The red knots, which winter in Tierra del Fuego at the southern tip of South America, essentially double their weight during their Delaware Bay stopover before embarking on a non-stop 2,000-mile flight to their breeding grounds on the edge of the Arctic north of Hudson Bay. During their New Jersey shore stopover, the tens of thousands of birds create a spectacle that attracts numerous ecotourists and generates millions of dollars for the state and local economies.

"This is essential research that will help determine if the commercial harvest of horseshoe crabs for bait is reducing crab numbers and threatening the supply of crab eggs that the red knots and other shorebirds, such as ruddy turnstones and semi-palmated plovers, depend upon for survival," said DEP Commissioner Bob Shinn.

To measure what effects such an egg decline might have on the red knots' ability to reproduce, the 14-person expedition plans to locate the nests of some of the 140 red knots that were outfitted with lightweight radio transmitters during banding operations on the Delaware Bay in May.

"If the crabs do decline, which we think is already happening, we want to establish some baseline data so that we will be able to have hard data concerning the impact of such a decline on the red knots," says ENSP Chief Larry Niles, who is co-leading the field trip with Mark Peck of the Royal Ontario Museum of Toronto. "If the crabs fail, the possible consequences include some red knots failing to gain enough weight to make the flight to the breeding grounds. Others could get there late or fail to breed, and still others might not produce as many chicks."

Prior to last summer, no one had ever located nesting red knots from the Western Hemisphere. But, last July, conducting an aerial survey of Southampton Island at the mouth of Hudson Bay, within a matter of hours Niles' team located eight birds transmitting signals within a stretch of 2,500 square kilometers. Those eight were among 65 that had been outfitted with transmitters months earlier on the Delaware Bay. One nest and its female were ultimately located on the ground.

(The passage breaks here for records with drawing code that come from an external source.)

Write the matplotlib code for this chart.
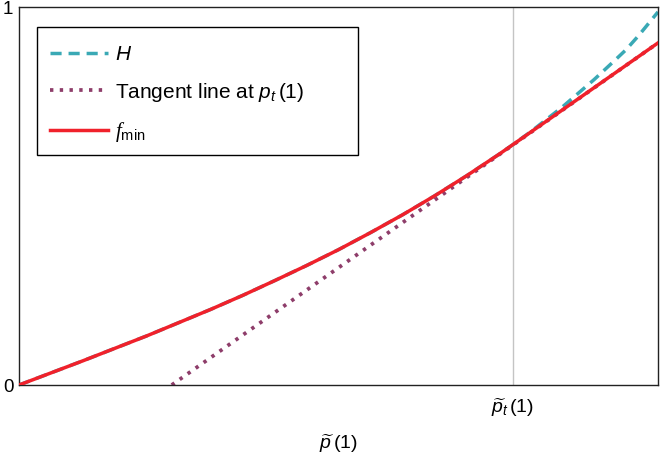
import matplotlib
matplotlib.use("Agg")
import matplotlib.pyplot as plt
from matplotlib.patches import Rectangle

plt.rcParams['font.family'] = ['Liberation Sans', 'DejaVu Sans']
plt.rcParams['mathtext.fontset'] = 'custom'
plt.rcParams['mathtext.rm'] = 'Liberation Sans'
plt.rcParams['mathtext.it'] = 'Liberation Sans:italic'
plt.rcParams['mathtext.sf'] = 'Liberation Serif:italic'

# data (x and y normalised to [0, 1])
h_x = [0.00, 0.05, 0.10, 0.15, 0.20, 0.25, 0.30, 0.35, 0.40, 0.45, 0.50, 0.55, 0.60, 0.65, 0.70,
       0.75, 0.773, 0.80, 0.85, 0.90, 0.93, 0.95, 0.97, 1.00]
h_y = [0.000, 0.032, 0.064, 0.097, 0.130, 0.165, 0.200, 0.237, 0.276, 0.316, 0.358, 0.403, 0.450,
       0.500, 0.553, 0.609, 0.636, 0.669, 0.735, 0.808, 0.855, 0.887, 0.925, 0.987]
tan_x = [0.239, 1.00]
tan_y = [0.000, 0.905]
fmin_x = [0.00, 0.05, 0.10, 0.15, 0.20, 0.25, 0.30, 0.35, 0.40, 0.45, 0.50, 0.55, 0.60, 0.65, 0.70,
          0.75, 0.773, 1.00]
fmin_y = [0.000, 0.032, 0.064, 0.097, 0.130, 0.165, 0.200, 0.237, 0.276, 0.316, 0.358, 0.403, 0.450,
          0.500, 0.553, 0.609, 0.636, 0.905]
pt = 0.773
xtick_labels = [r'$\widetilde{p}_t\,(1)$']
ytick_labels = ['0', '1']

fig = plt.figure(figsize=(6.6, 4.57), dpi=100)
ax = fig.add_axes([19/660, 72/457, 639/660, 378/457])

ax.axvline(pt, color='#c4c4c4', lw=1.0, zorder=1)
lh, = ax.plot(h_x, h_y, ls=(0, (3.2, 2.0)), color='#3aa9b5', lw=2.5, label=r'$H$', zorder=2)
lt, = ax.plot(tan_x, tan_y, ls=(0, (0.9, 1.7)), color='#8e3d6a', lw=2.7,
              label=r'Tangent line at $p_t\,(1)$', zorder=2)
lf, = ax.plot(fmin_x, fmin_y, ls='-', color='#f0212b', lw=2.5,
              label=r'$\mathsf{f}_{\mathrm{min}}$', zorder=3)

ax.set_xlim(0, 1)
ax.set_ylim(0, 1)
ax.set_xticks([pt])
ax.set_xticklabels(xtick_labels, fontsize=14)
ax.set_yticks([0, 1])
ax.set_yticklabels(ytick_labels, fontsize=13.5)
ax.tick_params(axis='x', length=0, pad=8)
ax.tick_params(axis='y', length=0, pad=4)
ax.set_xlabel(r'$\widetilde{p}\,(1)$', fontsize=14, labelpad=10)
for s in ax.spines.values():
    s.set_color('#222222')
    s.set_linewidth(1.0)

# legend frame box
bx0, bx1 = (37 - 19) / 639, (358 - 19) / 639
by1, by0 = (385 - 27) / 378, (385 - 155) / 378
ax.add_patch(Rectangle((bx0, by0), bx1 - bx0, by1 - by0, transform=ax.transAxes,
                       fill=True, facecolor='white', edgecolor='black', lw=1.0, zorder=5))

leg = ax.legend(handles=[lh, lt, lf], loc='upper left',
                bbox_to_anchor=(bx0, (385 - 32) / 378),
                fontsize=15, handlelength=2.8, handletextpad=0.33, borderpad=0.62,
                labelspacing=0.8, frameon=False, borderaxespad=0)
leg.set_zorder(6)

fig.savefig('out.png', dpi=100)
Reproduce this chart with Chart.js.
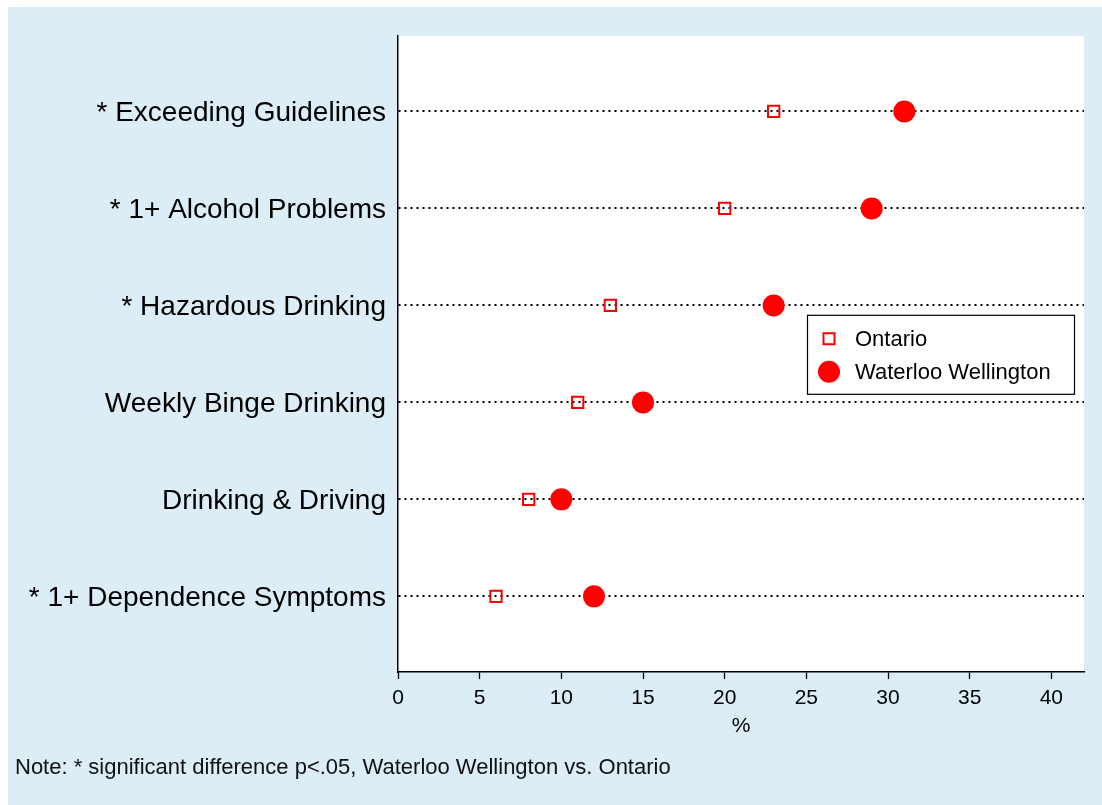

Based on a statistical analysis, ENSP estimates that that area alone probably harbors 5,000 pairs or 10,000 adult red knots -- one-sixth of the estimate of red knots that travel from South America through New Jersey and into Canada.

This year's expedition goals are two-fold:

Study in-depth the breeding birds on Southampton Island. The team hopes to locate about 30 birds with transmitters.
Conduct an aerial survey of lands to the north and west of Southampton Island, including a more than 500-mile stretch from Baffin Island westward to Victoria Island. This survey for other birds with radio transmitters will focus on terrain that, according to LANDSAT satellite images, is similar to the rather barren, rocky terrain where the red knots are breeding on Southampton Island.
The 14-person expedition includes four Division of Fish and Wildlife biologists, two Royal Ontario Museum biologists and a videographer, a U.S. Fish and Wildlife Service biologist, a biologist from The Nature Conservancy, a Rutgers University ecologist, a biologist from the Georgia Department of Natural Resources, a graduate student from Argentina, and an Inuit guide and an educator who will establish a sister-school relationship between an Inuit school on Southampton Island and a southern New Jersey school.

The expedition has been funded by the Wildlife Conservation Society, the Dodge Foundation, the Fish and Wildlife Foundation, the U.S. Fish and Wildlife Service, the New Jersey Audubon Society and The Nature Conservancy. DEP's ENSP receives no direct state funding. It is supported through the wildlife check-off option on state income tax returns, the 'Conserve Wildlife' license plate and other donations.